Years later, when we had small children and a car, and the seaside had become clogged with huge tent cities of campers, our adopted strategy was to get a place in one of these village campgrounds ten kilometers inland, usually in some idyllic field with cows munching away at the end of the field, and butterflies flitting from plant to plant with wild profusion, but close enough to the coast to allow us to swim whenever we felt like it.
All along our way, which was on smaller roads, not the super highways that were developing, especially in Germany, we discovered fruits of various kinds, usually blackberries, growing in wild profusion, that we could pick and carry with us to be eaten with cream in the evening. And when it was all over I was able to calculate that during our month in Italy we had lived on pasta that cost us an average of four cents a day. Thus when we finally made it to Paris on our way home we had enough money left over to enable us to splurge on various wonderful Parisian shows, whether on the Left Bank or Montmartre I cannot now remember.

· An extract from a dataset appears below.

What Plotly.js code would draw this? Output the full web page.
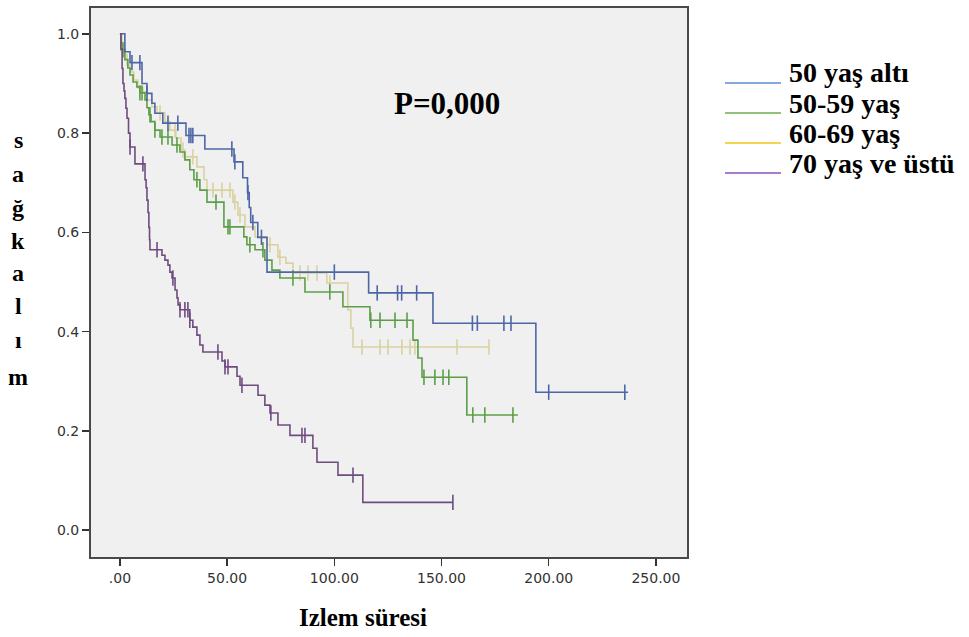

We certainly did not stint on what seemed to us at the time to be the obligatory star-struck tourist-gazing. We saw Chartres cathedral, St Mark’s Square in Venice, we visited the Venice Biennale, where the nations of the world, including Canada, show off their art works, and we retain memories still of the room full of paintings of desperate Italian peasants done by the superb writer, painter, anti-fascist, doctor, and later Communist deputy in the national legislature, Carlo Levi, whose book, Christ Stopped at Eboli had already provided us with an unforgettable portrait of the impoverished life of southern Italy in the 1930s when he was exiled there because of his political activism. We visited the Vatican, the birthplace of St Francis in Assisi--- we actually fell off our scooter while trying to negotiate the winding, steep road from the village of Assisi up to the campground, the only time I can remember that Doppo stalled because unable to handle the terrain.Ah! Happy days! When we could take a holiday that was within the means of even the most restricted pocketbooks. Lucky was I to have experienced it all.